I simply fell in love with the medium. Creating a large ballpoint drawing takes around 200 hours. Every single line matters. The process feels closer to tattooing than drawing. Slowly, almost meditatively, thousands of tiny strokes become something much larger. To me, it represents the ultimate form of Proof of Work. There is another reason I love drawing with a ballpoint pen. Mistakes cannot be erased. Once the ink touches the paper, the decision is final. That permanence reminds me of a confirmed Bitcoin transaction. Irreversible, intentional, and permanent. Several of my artworks also contain hidden messages. Some include concealed words that together form the private key to one of my Bitcoin wallets. I call the project The Great Riddle. It is a treasure hunt where the artwork itself becomes the puzzle.

a final thought
Bitcoin is not valuable only because it stores wealth. Its greatest gift may be something much less measurable.
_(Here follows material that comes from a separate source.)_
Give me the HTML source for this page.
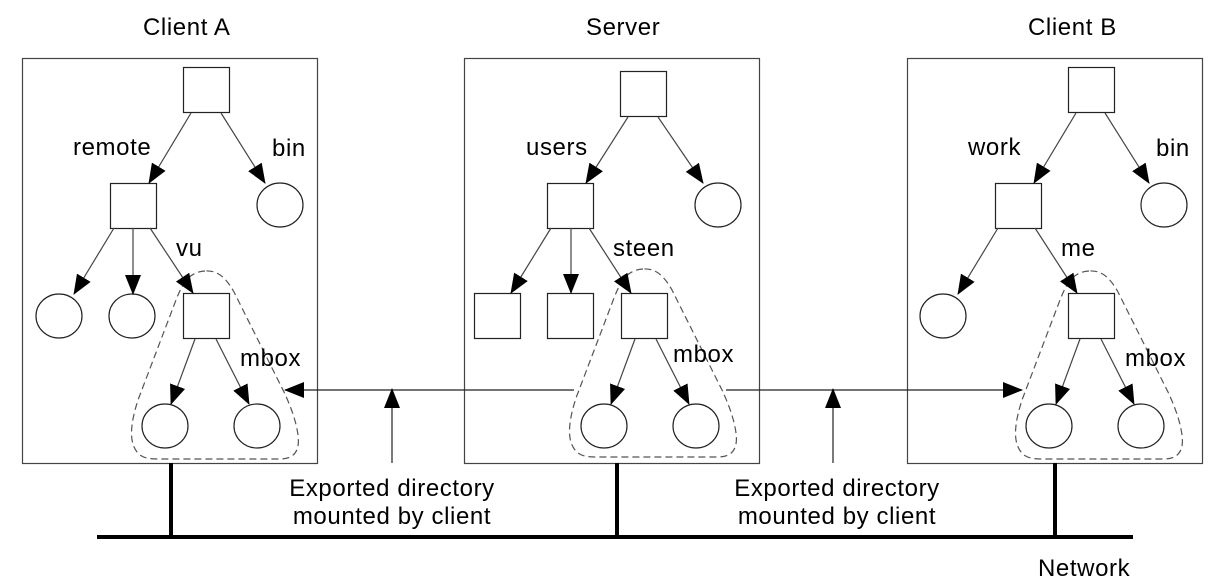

It can give people the time, clarity, and confidence to rediscover who they really are. Whether your passion is painting, music, writing, building businesses, or something entirely different, Bitcoin can create the conditions that make pursuing those dreams feel possible again. For Bitcoiners, this idea may sound obvious. But if you pause to think about it, it is remarkable. Money that quietly works in the background can free your attention to focus on what truly matters. For those who do not yet own Bitcoin but feel trapped in a job that leaves little room for purpose, perhaps this offers a different perspective.
Maybe Bitcoin is not only about financial freedom.
Maybe it is also about the freedom to become yourself.